Real estate listing errors and duplicated property photos are distorting the Adelaide housing market, and local buyers, renters and sellers are paying the price.
Adelaide homeowners and prospective buyers are being caught out by a growing problem in the city's real estate market: duplicate and mismatched property images appearing across major listing platforms, creating confusion that property advocates say is leading to poor purchasing decisions and, in some cases, significant financial loss.
The issue has become sharper in 2026 as Adelaide's property market absorbs a surge of interstate migrants — particularly from Sydney and Melbourne — who rely almost entirely on online listings to assess suburbs before relocating. Many of those arrivals are house-hunting remotely, making the accuracy of property photography not a convenience issue, but a critical one.

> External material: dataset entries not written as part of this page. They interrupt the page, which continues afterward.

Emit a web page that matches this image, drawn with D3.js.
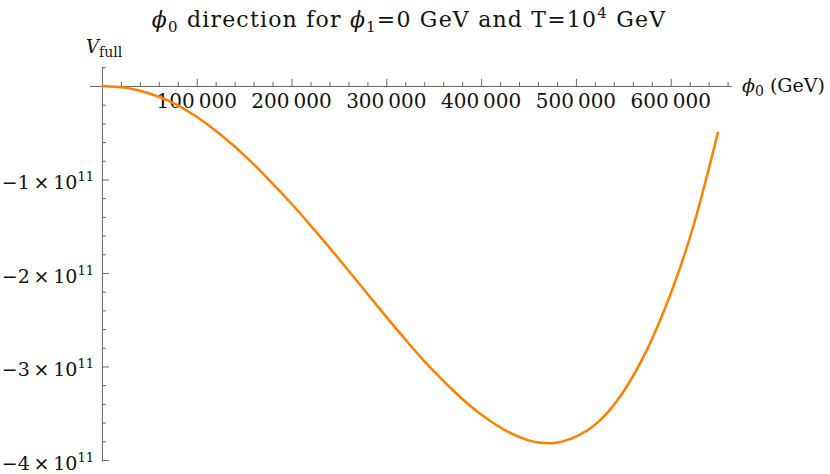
<!DOCTYPE html>
<meta charset="utf-8">
<style>
body { margin: 0; background: #fff; }
text { font-family: "DejaVu Serif", serif; fill: #111; }
.axis path, .axis line { stroke: #666; }
</style>
<svg width="830" height="474"></svg>
<script src="https://d3js.org/d3.v7.min.js"></script>
<script>

// phi0 in GeV
var phi0 = [0, 25000, 50000, 75000, 100000, 125000, 150000, 175000, 200000,
  225000, 250000, 275000, 300000, 325000, 350000, 375000, 400000, 425000,
  450000, 475000, 500000, 525000, 550000, 575000, 600000, 625000, 650000];

// V_full in units of 1e11
var vfull = [0, -0.02, -0.08, -0.18, -0.33, -0.52, -0.74, -0.99, -1.26,
  -1.55, -1.85, -2.16, -2.47, -2.77, -3.05, -3.30, -3.515, -3.68,
  -3.79, -3.82, -3.75, -3.58, -3.27, -2.82, -2.22, -1.46, -0.49];

var xTicks = [100000, 200000, 300000, 400000, 500000, 600000];
var yTicks = [-1, -2, -3, -4]; // mantissa of x 10^11

var svg = d3.select("svg");

var x = d3.scaleLinear().domain([-13000, 664000]).range([89.6, 731.4]);
var y = d3.scaleLinear().domain([-4.01, 0.205]).range([460.9, 66.8]);

var x0 = x(0), y0 = y(0);

// minor ticks
var xMinor = d3.range(20000, 664000, 20000).filter(function(d) { return d % 100000; });
var yMinor = d3.range(-40, 3, 2).map(function(d) { return d / 10; })
  .filter(function(d) { return d % 1 !== 0; });

// x axis, ticks pointing up
svg.append("g").attr("class", "axis")
    .attr("transform", "translate(0," + y0 + ")")
    .call(d3.axisTop(x).tickValues(xTicks).tickSize(7).tickSizeOuter(0).tickFormat(""));
svg.append("g").attr("class", "axis")
    .attr("transform", "translate(0," + y0 + ")")
    .call(d3.axisTop(x).tickValues(xMinor).tickSize(4).tickSizeOuter(0).tickFormat(""))
    .select(".domain").remove();

// y axis, ticks pointing right
svg.append("g").attr("class", "axis")
    .attr("transform", "translate(" + x0 + ",0)")
    .call(d3.axisRight(y).tickValues(yTicks).tickSize(7).tickSizeOuter(0).tickFormat(""));
svg.append("g").attr("class", "axis")
    .attr("transform", "translate(" + x0 + ",0)")
    .call(d3.axisRight(y).tickValues(yMinor).tickSize(4).tickSizeOuter(0).tickFormat(""))
    .select(".domain").remove();

svg.selectAll(".axis text").remove();

// x tick labels
svg.selectAll(".xlab")
  .data(xTicks)
  .enter().append("text")
    .attr("class", "xlab")
    .attr("x", function(d) { return x(d); })
    .attr("y", y0 + 22)
    .attr("text-anchor", "middle")
    .style("font-size", "20px")
    .text(function(d) { return d3.format(",")(d).replace(",", "\u2009"); });

// y tick labels
var yl = svg.selectAll(".ylab")
  .data(yTicks)
  .enter().append("text")
    .attr("class", "ylab")
    .attr("x", 94)
    .attr("y", function(d) { return y(d) + 10; })
    .attr("text-anchor", "end")
    .style("font-size", "19px");
yl.append("tspan").text(function(d) { return "\u2212" + Math.abs(d) + "\u2009\u00d7\u200910"; });
yl.append("tspan").attr("dy", -8).style("font-size", "13px").text("11");

// curve
var line = d3.line()
    .x(function(d, i) { return x(phi0[i]); })
    .y(function(d) { return y(d); })
    .curve(d3.curveNatural);

svg.append("path")
    .datum(vfull)
    .attr("fill", "none")
    .attr("stroke", "#ff8000")
    .attr("stroke-width", 2.5)
    .attr("d", line);

// axis labels
var vl = svg.append("text").attr("x", 86).attr("y", 53).style("font-size", "18px");
vl.append("tspan").style("font-style", "italic").text("V");
vl.append("tspan").attr("dy", 4).style("font-size", "14px").text("full");

var xl = svg.append("text").attr("x", 742).attr("y", y0 + 6).style("font-size", "19px");
xl.append("tspan").style("font-style", "italic").text("\u03d5");
xl.append("tspan").attr("dy", 4).style("font-size", "14px").text("0");
xl.append("tspan").attr("dy", -4).text(" (GeV)");

// title
var t = svg.append("text").attr("x", 409).attr("y", 27)
    .attr("text-anchor", "middle").style("font-size", "22px")
    .style("letter-spacing", "1.2px");
t.append("tspan").style("font-style", "italic").text("\u03d5");
t.append("tspan").attr("dy", 5).style("font-size", "15px").text("0");
t.append("tspan").attr("dy", -5).text(" direction for ");
t.append("tspan").style("font-style", "italic").text("\u03d5");
t.append("tspan").attr("dy", 5).style("font-size", "15px").text("1");
t.append("tspan").attr("dy", -5).text("=0 GeV and T=10");
t.append("tspan").attr("dy", -9).style("font-size", "15px").text("4");
t.append("tspan").attr("dy", 9).text(" GeV");

</script>
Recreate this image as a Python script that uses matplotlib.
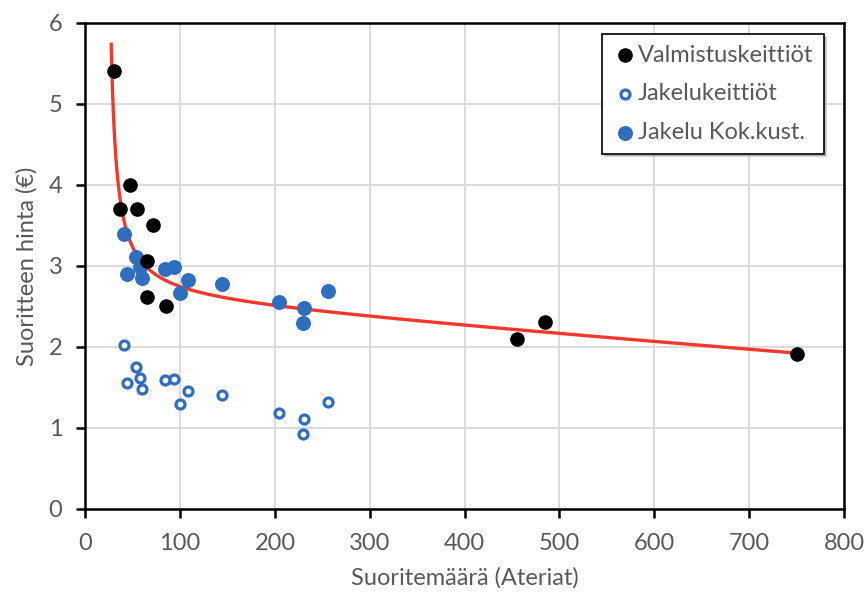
import numpy as np
import matplotlib
matplotlib.use("Agg")
import matplotlib.pyplot as plt

plt.rcParams['font.family'] = ['Lato', 'DejaVu Sans']

# Valmistuskeittiöt (black dots)
valm_x = [30, 47, 37, 55, 71, 65, 65, 85, 455, 485, 750]
valm_y = [5.40, 4.00, 3.70, 3.70, 3.50, 3.06, 2.61, 2.50, 2.10, 2.31, 1.91]

# Jakelukeittiöt (open blue circles) and Jakelu Kok.kust. (filled blue)
jak_x = [41, 53, 44, 58, 60, 84, 93, 108, 100, 144, 204, 231, 230, 256]
jak_y = [2.02, 1.75, 1.55, 1.62, 1.48, 1.59, 1.60, 1.46, 1.29, 1.41, 1.19, 1.11, 0.93, 1.32]
kok_y = [3.39, 3.11, 2.90, 2.99, 2.85, 2.96, 2.99, 2.83, 2.66, 2.78, 2.55, 2.48, 2.29, 2.69]

# trend line parameters: y = a + d*x + b/(x - c)
trend_a, trend_d, trend_b, trend_c = 2.584, -0.000918, 20.0, 21.0
trend_start, trend_end = 27.3, 750

gray = '#595959'
blue = '#2f6dbf'
fs = 17

fig = plt.figure(figsize=(8.66, 5.94), dpi=100)
ax = fig.add_axes([0.0985, 0.1431, 0.8761, 0.8187])

tx = np.linspace(trend_start, trend_end, 600)
ty = trend_a + trend_d * tx + trend_b / (tx - trend_c)
ax.plot(tx, ty, color='#f0392b', lw=2.4, zorder=2)

ax.scatter(valm_x, valm_y, s=90, color='black', zorder=4, label='Valmistuskeittiöt')
ax.scatter(jak_x, jak_y, s=42, facecolor='white', edgecolor=blue, linewidth=2.3,
           zorder=3, label='Jakelukeittiöt')
ax.scatter(jak_x, kok_y, s=95, color=blue, zorder=3, label='Jakelu Kok.kust.')

ax.set_xlim(0, 800)
ax.set_ylim(0, 6)
ax.set_xticks(range(0, 801, 100))
ax.set_yticks(range(0, 7))
ax.grid(True, color='#d9d9d9', lw=1.3)
ax.set_axisbelow(True)
for sp in ax.spines.values():
    sp.set_linewidth(1.8)
    sp.set_color('black')
ax.tick_params(direction='out', length=6.5, width=1.8, colors='black',
               labelcolor=gray, labelsize=fs)
ax.tick_params(axis='x', pad=11)
ax.tick_params(axis='y', pad=10)

ax.set_xlabel('Suoritemäärä (Ateriat)', fontsize=fs, color=gray, labelpad=9)
ax.set_ylabel('Suoritteen hinta (€)', fontsize=fs, color=gray, labelpad=8)

leg = ax.legend(loc='upper right', bbox_to_anchor=(0.973, 0.977), fontsize=fs,
                frameon=True, fancybox=False, shadow={'ox': 2, 'oy': -2, 'color': '#999999'},
                handletextpad=0.05, borderpad=0.45, labelspacing=0.75,
                handlelength=1.0, borderaxespad=0, labelcolor=gray)
leg.get_frame().set_edgecolor('black')
leg.get_frame().set_linewidth(1.2)

fig.savefig('out.png', dpi=100)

What's Actually Going Wrong — and Where
The problem clusters around high-turnover suburbs. In the inner north, properties in Prospect and Nailsworth have appeared on realestate.com.au with photo sets recycled from previous listings at the same address, sometimes showing renovations that have since been reversed or interiors that no longer exist. In the southern suburbs, similar complaints have surfaced around listings in Glenelg and Brighton, where beachside properties command premiums above $900,000 and a single misrepresented bathroom or kitchen can shift a buyer's offer by tens of thousands of dollars.

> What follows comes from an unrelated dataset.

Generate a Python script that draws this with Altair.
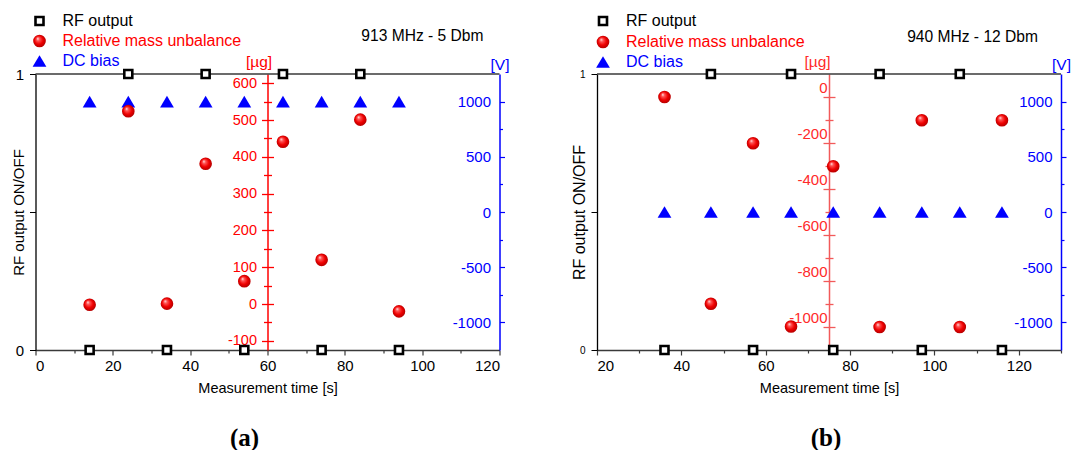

Consumer and Business Services SA, the state agency responsible for property transaction oversight, administers the Land Agents Act 1994, which requires agents to ensure marketing material is accurate and not misleading. Duplicate or outdated images that misrepresent a property's current condition can, depending on circumstances, expose agents to disciplinary action under that framework. The agency's complaint line — 131 882 — has seen increased contact from buyers citing listing discrepancies, though the agency has not publicly released a specific complaint count for 2025-26.
The underlying mechanics are straightforward. When a property is relisted after a failed sale or a tenancy changeover, agents sometimes pull images from the previous campaign in the platform's content management system rather than commissioning new photography. At scale, across a market where CoreLogic data showed Adelaide median house prices sitting above $820,000 in early 2026, the mismatch between what buyers see online and what they inspect in person is not trivial.
The Broader Community Stakes
For renters, the impact is different but equally concrete. The South Australian Housing Authority manages a waitlist that, as of late 2025, held more than 15,000 applicants. That pressure pushes more residents into the private rental market, where listings on Domain and realestate.com.au are often the first and only view a prospective tenant gets before committing to an application fee and inspection. Duplicate images from a prior tenancy — showing a freshly painted hallway or a repaired fence that no longer exists — shape expectations that the property then fails to meet.
Real estate industry body the Real Estate Institute of South Australia has previously published guidance reminding member agents to refresh photography at each new campaign, though the guidance is not legally binding. Lot Fourteen, the North Terrace tech precinct, hosts several proptech startups working on automated image verification tools, and at least one firm there is understood to be in discussions with national listing platforms about flagging duplicate image sets algorithmically — though no commercial arrangement has been confirmed publicly.
For buyers and renters navigating the current market, the practical steps are clear. Request the date photography was taken before attending an inspection. Cross-reference images against Google Street View, which carries its own timestamp. Ask the listing agent directly whether the images reflect the property's current condition — in writing, via email, so there is a record. If you suspect a listing is misleading, a complaint can be lodged with Consumer and Business Services SA online or by phone. Buyers who have exchanged contracts based on materially inaccurate marketing may have grounds to seek advice from a property solicitor about their options under the Australian Consumer Law. The law does not disappear just because the problem happens on a screen.